EXCLUSIVE: Game Details Jay-Z ‘Beef’

Contrary to the impression created by a recent radio interview, The Game says he has no desire to engage in a battle of words with Jay-Z.

 

This comes after the Cali rapper’s comments with Phoenix radio personality Chino of 104.7 KISS FM, during which he broached the subject of beefing with Jay, making statements that appeared to be batting the former Def Jam president.

 

But Game clarifies that the statements were made in response to an alleged incident of which he has no proof.

 

“I heard that Jay sorta said something about me at the Wimbledon tennis match,” The Game told AllHipHop.com exclusively. “I didn’t see him say it, I didn’t hear no audio so I don’t really know if he was dissing me, if he said something about me.”

 

Rumors of animosity between the two artists surfaced in 2005, following the release of a Jay-Z freestyle verse that seemed to be taking aim at the then G-Unit member.

 

Still, while Game says he recognizes Jay-Z’s ability to subliminally attack an opponent, something which he says he’s incorporated into his own style, the rapper maintains he has no desire to fuel the rumor mill.

 

“What people don’t know about Jay is Jay is probably the most witty rapper that ever walked the face of the earth,” Game explained. “He’s witty, he’s clever.

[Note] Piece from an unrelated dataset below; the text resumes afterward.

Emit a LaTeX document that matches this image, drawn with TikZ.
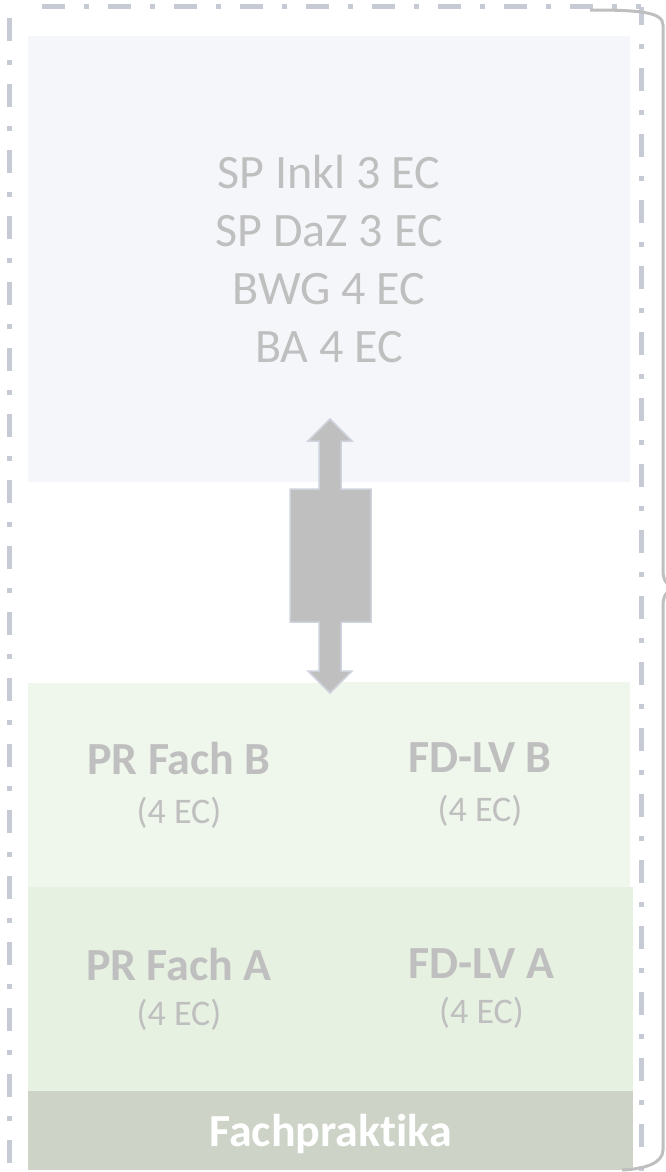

His metaphors will be sitting right next to you and then hit you in the face so hard that you don’t know what happened. That’s the type of rapper Jay is. I was molded by that part of him and added that to my own persona and my own marksmanship as an emcee.

 

“Jay-Z’s a legend, man. I respect his music, [but that] doesn’t really mean I have to respect him if he’s disrespecting me. The Jay that was talking about me at Wimbeldon under his breath, or says anything about me, is the Jay that I’ll go at, and that’s just it. Jay the rap artist, Jay the legend, Jay from Marcy Projects; that hustler turned dope artist, turned probably best lyricist that ever lived: I have respect for. I’m not gonna add wood to a fire that’s already burning out.”

 

LAX, which Game has said will be his last offering as an artist, is due in stores on August 26.

 

The star-studded opus features appearances by Lil’ Wayne, Nas, Common, Ludacris, Raekwon and Ice Cube, as well as R&B inflections courtesy of Bilal, Chrisette Michelle, Raheem DeVaughn, Ne-Yo, and Keyshia Cole, who appears on the album’s lead single “Game’s Pain.”

 

The album also serves as a springboard for Game’s renewed focus on building his Black Wall Street imprint.

 

“I have a slew of producers and I’m starting to develop artists and getting more focused,” he says. “This my third album, and it’s time to focus on my folks. And my label. The camp’s on the album. So we’re just learning each other, growing as a family, and we’re gonna do big things in 2009 and the years to come.”

 

LAX features productions by two of BWS’s producers: Tre Beatz and E.P., contributed three tracks and served as the album’s executive producer.